Where the Marks are Won and Lost
High-scoring candidates distinguished themselves by treating 'evasiveness' as a sophisticated ethical and political register rather than simple dishonesty. In Question 1, the key to maximum marks was defining structure as the regulating, constraining aspects of society, and directly contrasting it with the youth's creative agency (such as using burner phones to dodge surveillance). In Question 2, top answers mapped 'social relations' directly onto the transactional and social reciprocity of the 'money up' coin game, showing how individual agency both emerges from and transcends the collective. For the Big Anthropological Question (Question 5), the highest-scoring scripts structured their entire essay around the epistemological problem of knowing others, utilizing positionality and reflexivity rather than just summarizing unrelated case studies.
Crucial Examiner Pitfalls to Avoid
The most devastating pitfall in Paper 1 remains the 8-mark capping rule for Questions 3 and 4. Examiners strictly capped scores at a maximum of 8 marks if candidates failed to explicitly state the fieldwork location, context, group studied, or ethnographer's name for their comparative case study. Memory lapses here instantly cost students top-tier grades. Additionally, weaker responses tended to treat the passage as a comprehension exercise, simply summarizing the anecdotes rather than analyzing them as tools for carving out safe social boundaries.

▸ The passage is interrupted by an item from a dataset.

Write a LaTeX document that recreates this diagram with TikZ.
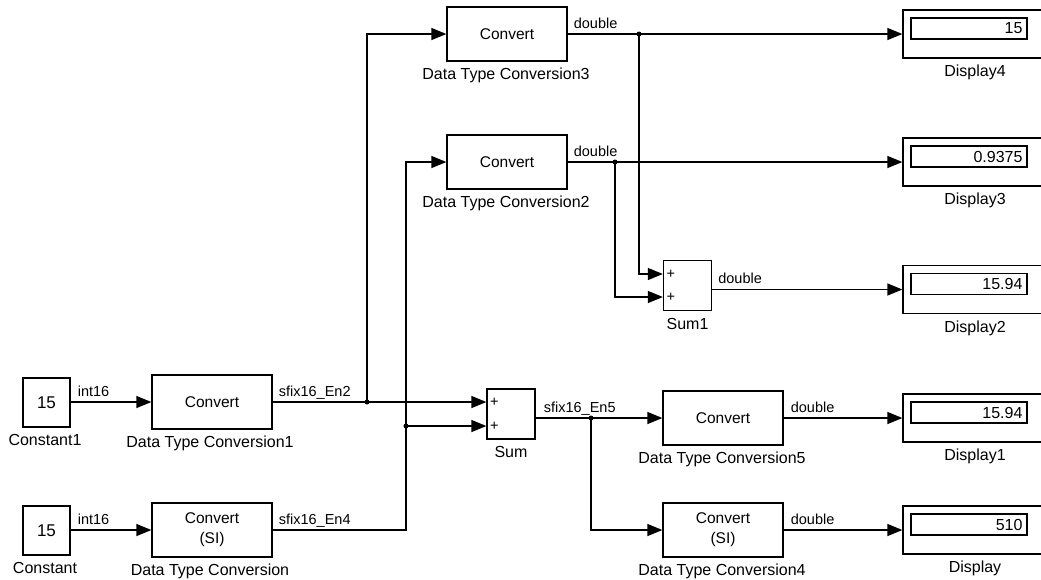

Strategic Focus & Predictions
For future preparation, candidates should build a highly structured 'ethnographic matrix' detailing at least three diverse societies. This matrix must contain bulletproof metadata to bypass capping rules effortlessly. Key areas like Classifying the world and The body are historically underrepresented in recent papers and represent a high Return on Investment (ROI) for upcoming sessions. Mastery over the conceptual tension between structure and agency remains the single most valuable analytical asset across both Paper 1 and Paper 2.